Dear
Axel,
Thank
you very much indeed for the detailed and very useful explanation and
recommendations.
The
simulation on the cluster with single core runs without any error
messages. Strangely enough! it works with 3 cores as well. I am going
to increase the number of cores on single node up to 12 again.
I
checked the kinetic energy and it is in a proper range (both the 6
cores desktop and single core cluster outputs are in agreement).
Actually
I have used the individual force cap for warmup in this simulation
and I set the cap radius for each interaction. I have tried a very
long warmup as well; something around 1 million steps, but still I get
the same error.
I will
post the latest updates soon after I finished the test simulations.
Thank
you very much,
Best
regards,
Arash
Arash Azari
________________________________
From: Axel Arnold <address@hidden>
To: Arash Azari <address@hidden>
Cc: "address@hidden" <address@hidden>
Sent: Wednesday, August 7, 2013 11:01 PM
Subject: Re: [ESPResSo-users] different simulation scenario on desktop or
cluster
Hi!
Bonded interactions are only computed for particles that are
located on the same CPU. If you increase the number of cores, the
range over which a bond can be computed, gets shorted. However,
any reasonable bond is much shorter than your box dimensions, so
that bond broken errors definitely point to excessive forces. That
it "works" on your desktop probably simply means that on that
machine, the long bonds can still be accommodated, but it is very
likely that your simulation is still aphysical. In particular, I
doubt that the problem is due to MPI or the machine, but rather a
problem of your setup. An easy check would be to run just with 6
cores or even one core on the cluster, just as on your desktop.

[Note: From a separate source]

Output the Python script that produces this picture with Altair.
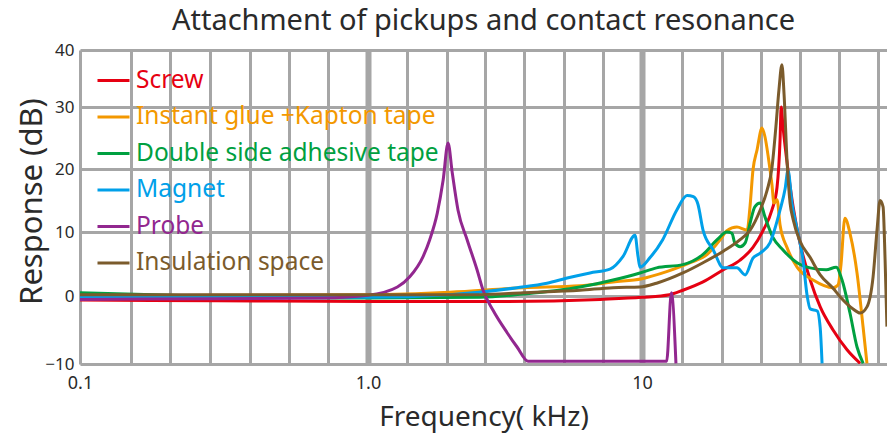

To check the physics of your simulation, just write out the
energies, and check that in particular the kinetic energy
fluctuates around 1/2 N k_BT, where N is the number of degrees of
freedom. Although, there should be no other strong energy drift.

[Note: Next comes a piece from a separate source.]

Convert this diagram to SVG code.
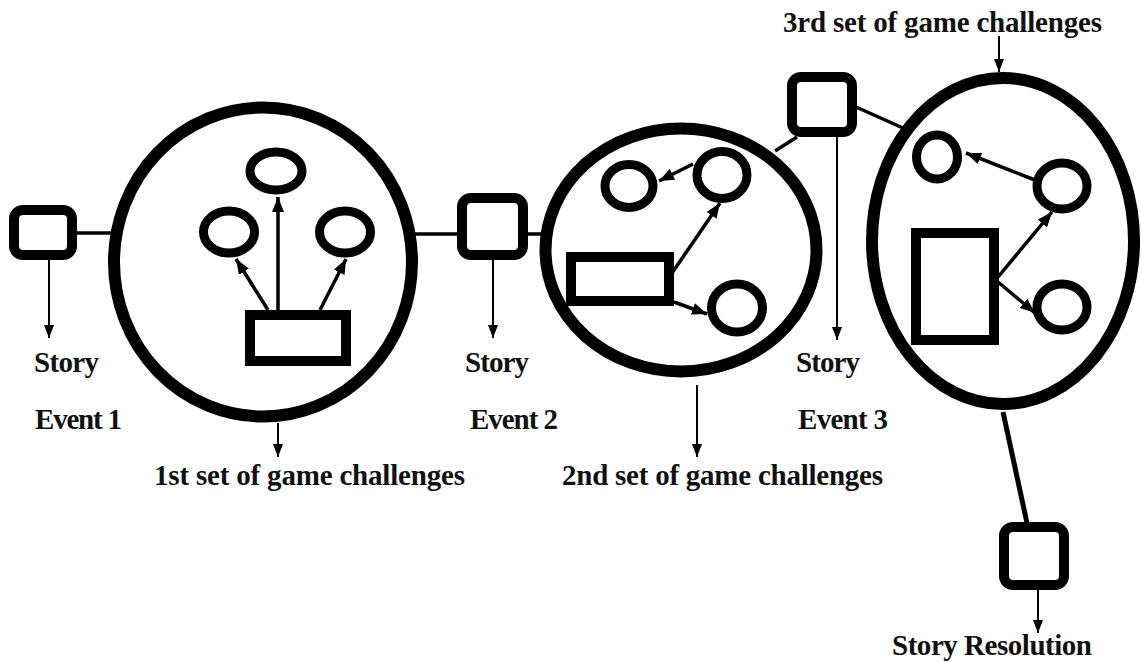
<svg xmlns="http://www.w3.org/2000/svg" width="1142" height="662" viewBox="0 0 1142 662">
<style>
.box{fill:#fff;stroke:#000;stroke-width:10}
.big{fill:#fff;stroke:#000;stroke-width:12}
.small{fill:none;stroke:#000;stroke-width:9}
.rect{fill:#fff;stroke:#000;stroke-width:10}
.link{stroke:#000;stroke-width:3.5;fill:none}
.thin{stroke:#000;stroke-width:2;fill:none;marker-end:url(#ah)}
.inner{stroke:#000;stroke-width:3.5;fill:none;marker-end:url(#ah2)}
text{font-family:"Liberation Serif","Times New Roman",serif;font-weight:bold;font-size:29px;fill:#111}
</style>
<defs>
<marker id="ah" markerUnits="userSpaceOnUse" markerWidth="13" markerHeight="10" refX="13" refY="5" orient="auto">
<path d="M0,0 L13,5 L0,10 z" fill="#000"/>
</marker>
<marker id="ah2" markerUnits="userSpaceOnUse" markerWidth="15" markerHeight="12" refX="15" refY="6" orient="auto">
<path d="M0,0 L15,6 L0,12 z" fill="#000"/>
</marker>
</defs>
<rect width="1142" height="662" fill="#fff"/>
<g id="connectors">
<line class="link" x1="77" y1="233" x2="112" y2="233"/>
<line class="link" x1="414" y1="234" x2="458" y2="234"/>
<line class="link" x1="527" y1="234" x2="542" y2="234"/>
<line class="link" x1="775" y1="151" x2="797" y2="137"/>
<line class="link" x1="856" y1="107" x2="903" y2="128"/>
<line class="link" style="stroke-width:5" x1="1003" y1="412" x2="1027" y2="523"/>
<line class="thin" x1="49" y1="260" x2="49" y2="338"/>
<line class="thin" x1="493" y1="260" x2="493" y2="338"/>
<line class="thin" x1="837" y1="137" x2="837" y2="340"/>
<line class="thin" x1="278" y1="423" x2="278" y2="457"/>
<line class="thin" x1="697" y1="385" x2="697" y2="457"/>
<line class="thin" x1="999" y1="36" x2="999" y2="72"/>
<line class="thin" x1="1038" y1="590" x2="1038" y2="633"/>
</g>
<g id="box1"><rect class="box" x="14" y="210" width="58" height="45" rx="9"/></g>
<g id="box2"><rect class="box" x="462" y="198" width="61" height="57" rx="9"/></g>
<g id="box3"><rect class="box" x="792" y="77" width="60" height="55" rx="9"/></g>
<g id="box4"><rect class="box" x="1004" y="527" width="60" height="58" rx="9"/></g>
<g id="set1">
<ellipse class="big" cx="263" cy="262" rx="149" ry="154.5"/>
<ellipse class="small" cx="276" cy="171" rx="26" ry="19"/>
<ellipse class="small" cx="229" cy="232" rx="25.5" ry="21"/>
<ellipse class="small" cx="345" cy="232" rx="25.5" ry="21"/>
<rect class="rect" x="250" y="315" width="96" height="46"/>
<line class="inner" x1="278" y1="310" x2="278" y2="197"/>
<line class="inner" x1="268" y1="310" x2="236" y2="259"/>
<line class="inner" x1="320" y1="310" x2="346" y2="259"/>
</g>
<g id="set2">
<ellipse class="big" cx="681" cy="250" rx="135.5" ry="121.5"/>
<ellipse class="small" cx="629" cy="186" rx="24" ry="21.5"/>
<ellipse class="small" cx="722" cy="175" rx="25" ry="23.5"/>
<ellipse class="small" cx="737" cy="308" rx="25.5" ry="24"/>
<rect class="rect" x="571" y="257" width="98" height="44"/>
<line class="inner" x1="693" y1="164" x2="659" y2="181"/>
<line class="inner" x1="672" y1="273" x2="720" y2="203"/>
<line class="inner" x1="674" y1="302" x2="707" y2="314"/>
</g>
<g id="set3">
<ellipse class="big" cx="1003" cy="241" rx="131" ry="163"/>
<ellipse class="small" cx="937" cy="157" rx="20.5" ry="22"/>
<ellipse class="small" cx="1062" cy="186" rx="25" ry="23"/>
<ellipse class="small" cx="1062" cy="307" rx="25" ry="23"/>
<rect class="rect" x="916" y="233" width="78" height="107"/>
<line class="inner" x1="1035" y1="180" x2="966" y2="153"/>
<line class="inner" x1="998" y1="277" x2="1052" y2="212"/>
<line class="inner" x1="998" y1="282" x2="1035" y2="313"/>
</g>
<g id="labels">
<text x="34" y="372" textLength="65">Story</text>
<text x="35" y="429" textLength="87">Event 1</text>
<text x="154" y="485" textLength="311">1st set of game challenges</text>
<text x="465" y="372" textLength="64">Story</text>
<text x="470" y="429" textLength="88">Event 2</text>
<text x="562" y="485" textLength="321">2nd set of game challenges</text>
<text x="796" y="372" textLength="64">Story</text>
<text x="798" y="429" textLength="90">Event 3</text>
<text x="783" y="32" textLength="319">3rd set of game challenges</text>
<text x="892" y="655" textLength="200">Story Resolution</text>
</g>
</svg>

Under most circumstances, it is very likely that you actually need
a warmup phase. However, when combined with walls, capping the
wall forces is usually not a good idea, since particles are then
not hindered from penetrating the hard core of the wall
constraint. Therefore, you should use the individual force cap
feature, and only set a cap radius for the particle-particle
interactions, see the User's guide for details on "inter forcecap
individual".
Cheers,
Axel
On 07.08.13 12:36, Arash Azari wrote:
Hello
everyone,
I have a very strange situation and I cannot find any proper solution for it; I
highly appreciate any recommendations.
Here is the problem:
I have a simulation system (polymer and ions with repulsive wall) and when I
run this simulation on my desktop everything is fine (run on single CPU with 6
cores) regardless of skin parameter (0.4) and the warm up steps; it works even
with a very short warm up.
When I try to run this simulation on a cluster, a few steps after warm up it
crashes with the sometimes bond broken error or wall constraint violation
error. I tried different nodes and cores combinations and even on a single node
with 2 CPUs (run on 12 cores) it crashes. I have changed the skin parameter up
to 2.0 and very long warm up and still I get the same error messages a few
steps after the warm up.
I should mention that I did not cap the interactions between the particles
(polymer or ion) and the walls during the warm up.
I am not sure whether it is because of the MPI settings on the cluster or not,
but the cluster administrators are not helpful at all to ask anything about the
system settings and configuration.
I attached the config.log file if it helps.
Thank
you very much,
Best regards,
Arash
Arash Azari